In nearby Krakow, an old friend of the pope, Danuta Michalowska, 82, said her grief had kept her from sleeping for two days. But she had taken solace in a personal letter the pope sent her just last week.
"It was just as if he had written it 20 years ago," said Michalowska, who acted in an underground Krakow theater with young Karol Wojtyla during the Nazi occupation of Poland in the early 1940s. "He joked in the letter and kidded me, as he always did."
St. Mary's in Wadowice stayed open overnight as people flocked from around Poland and outside the country to the pope's hometown to pay their respects.
"If there were a chance for him to get well, I would want him to live until he is 200," said electrician Ryszard Kozak, 45, leaving an early Mass. "But it's just human selfishness to wish for him to continue on like this if it means more suffering."
Many began to think of what will happen after his death, some voicing hope the pontiff's body be returned to his native land for burial.
Most popes in recent centuries have been buried in the St. Peter's Basilica at the Vatican, his wishes have not been made public and many in Poland are speculating he may be laid to rest alongside Polish kings in Krakow's Wawel Cathedral.
Some voiced hope that even if the pope is laid to rest in Italy, his heart may be interred in the Polish cathedral.

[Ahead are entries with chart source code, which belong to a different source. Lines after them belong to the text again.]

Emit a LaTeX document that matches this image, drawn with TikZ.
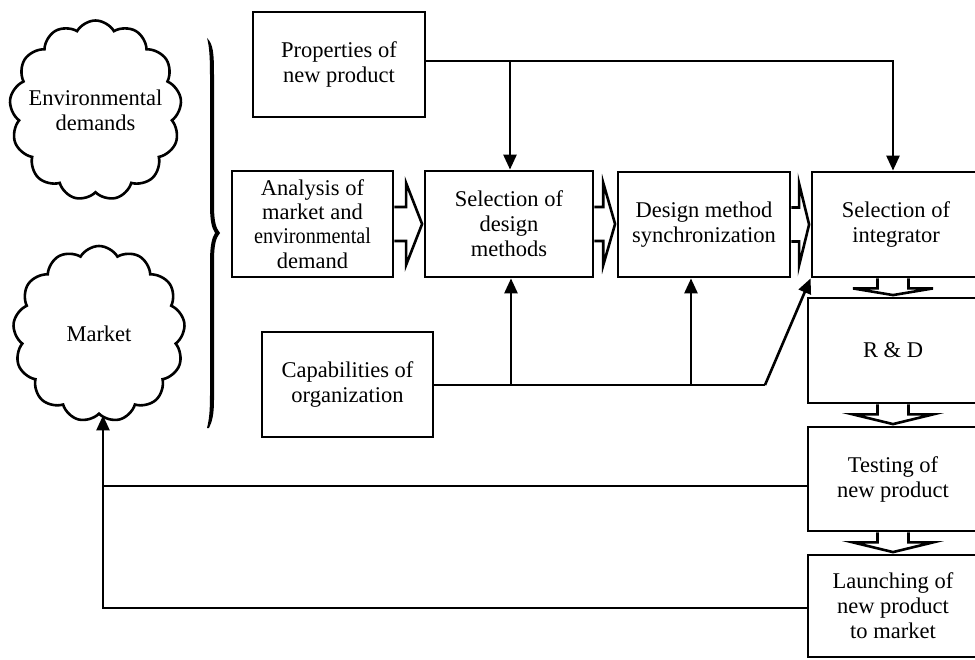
\documentclass[tikz,border=0pt]{standalone}
\usepackage{fontspec}
\setmainfont{Liberation Serif}
\usetikzlibrary{arrows.meta,shapes.symbols,calc}
\newcommand{\fsz}{\fontsize{22.5}{25}\selectfont}
\newcommand{\hollowH}[2]{%
  \path[hol] let \p1=(#1.east), \p2=(#2.west), \n1={0.4*(\x2-\x1)} in
    (\x1,\y1+17pt) -- (\x1+\n1,\y1+17pt) -- (\x1+\n1,\y1+41pt) -- (\x2-1.5pt,\y1)
    -- (\x1+\n1,\y1-41pt) -- (\x1+\n1,\y1-17pt) -- (\x1,\y1-17pt);}
\newcommand{\hollowV}[2]{%
  \path[hol] let \p1=(#1.south), \p2=(#2.north), \p3=(#2.north) in
    (\x3-15.5pt,\y1) -- (\x3-15.5pt,\y1-10pt) -- (\x3-40pt,\y1-10pt) -- (\x3,\y2+1.5pt)
    -- (\x3+40pt,\y1-10pt) -- (\x3+15.5pt,\y1-10pt) -- (\x3+15.5pt,\y1);}
\tikzset{
  blk/.style={draw, line width=2.8pt, align=center, inner sep=0pt, font=\fsz, fill=white},
  ln/.style={line width=2.6pt},
  arr/.style={ln, -{Triangle[length=15pt,width=13pt]}},
  hol/.style={draw, line width=2.6pt, fill=white, line join=miter},
  cld/.style={draw, cloud, cloud puffs=13, cloud puff arc=120, line width=2.6pt,
    align=center, inner sep=0pt, font=\fsz, cloud ignores aspect}
}
\begin{document}
\begin{tikzpicture}[x=1pt,y=-1pt]
\useasboundingbox (0,0) rectangle (975,660);
\clip (0,0) rectangle (975,660);
\fill[white] (0,0) rectangle (975,660);

% clouds
\node[cld, minimum width=172pt, minimum height=180pt] (env) at (95.5,110.5) {\makebox[70pt]{Environmental}\\demands};
\node[cld, minimum width=172pt, minimum height=176pt] (mk) at (99,334) {Market};

% brace
\fill (207,38) .. controls (213,44) and (214,52) .. (214,75) -- (214,205)
  .. controls (214,222) and (216,228) .. (220,233)
  .. controls (216,238) and (214,244) .. (214,262) -- (214,400)
  .. controls (214,415) and (212,422) .. (209,428) -- (207,428)
  .. controls (209,420) and (210,412) .. (210,395) -- (210,262)
  .. controls (210,245) and (212,238) .. (215,233)
  .. controls (212,228) and (210,222) .. (210,205) -- (210,75)
  .. controls (210,55) and (209,45) .. (207,38) -- cycle;

% boxes
\node[blk, minimum width=172pt, minimum height=105pt] (prop) at (339,64.5) {Properties of\\new product};
\node[blk, minimum width=161pt, minimum height=106pt, font=\fontsize{22.5}{24.3}\selectfont] (anal) at (312.5,224) {Analysis of\\market and\\\scalebox{0.9}[1]{environmental}\\demand};
\node[blk, minimum width=168pt, minimum height=106pt] (seld) at (509,224) {Selection of\\design\\methods};
\node[blk, minimum width=172pt, minimum height=105pt] (sync) at (704,224.5) {Design method\\synchronization};
\node[blk, minimum width=168pt, minimum height=105pt] (integ) at (896,224.5) {Selection of\\integrator};
\node[blk, minimum width=170pt, minimum height=105pt] (rd) at (893,350.5) {R \& D};
\node[blk, minimum width=170pt, minimum height=104pt] (test) at (893,479) {Testing of\\new product};
\node[blk, minimum width=170pt, minimum height=102pt] (launch) at (893,606) {Launching of\\new product\\to market};
\node[blk, minimum width=171pt, minimum height=105pt] (cap) at (347.5,384.5) {Capabilities of\\organization};

% hollow arrows
\hollowH{anal}{seld}
\hollowH{seld}{sync}
\hollowH{sync}{integ}
\hollowV{integ}{rd}
\hollowV{rd}{test}
\hollowV{test}{launch}

% properties lines
\coordinate (pj) at (510,61);
\draw[ln] (prop.east |- pj) -- (pj);
\draw[arr] (prop.east |- pj) -| (integ.north -| 893,0);
\draw[arr] (pj) -- (pj |- seld.north);

% capabilities lines
\coordinate (cj1) at (511,385);
\coordinate (cj2) at (691,385);
\coordinate (cbend) at (765,385);
\draw[ln] (cap.east |- cj1) -- (cbend);
\draw[arr] (cbend) -- (integ.south west);
\draw[arr] (cj1) -- (cj1 |- seld.south);
\draw[arr] (cj2) -- (cj2 |- sync.south);

% feedback
\coordinate (fb1) at (103,486);
\coordinate (fb2) at (103,608);
\draw[ln] (test.west |- fb1) -- (fb1);
\draw[arr] (launch.west |- fb2) -- (fb2) -- (fb2 |- mk.south);
\end{tikzpicture}
\end{document}
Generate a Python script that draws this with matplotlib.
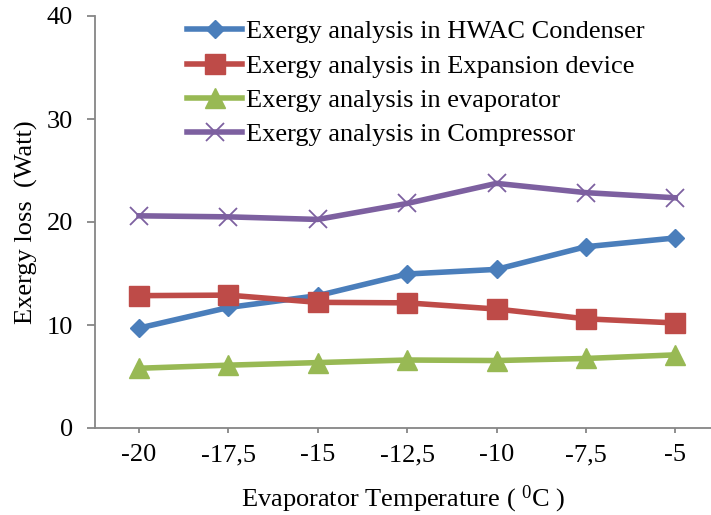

"It is not possible that he'll be buried in Krakowonly in Rome," Kozak said. "But it would be very nice to have at least a part of this great person in his own country. Maybe just his heart."
The pope is deeply loved in mainly Roman Catholic Poland, where his 26-year pontificate has served as a source of great national pride and where gratitude is still strong for his role in helping bring down communism in 1989-90 and freeing Poland from domination by the Soviet Union.
Polish newspapers on Saturday were filled with news of little else.
"The Holy Father is close to God," read the headline in the daily Rzeczpospolita, its pages filled with photographs of people worldwide praying for the pontiff. The daily Gazeta Wyborcza's headline read "John Paul II is leaving."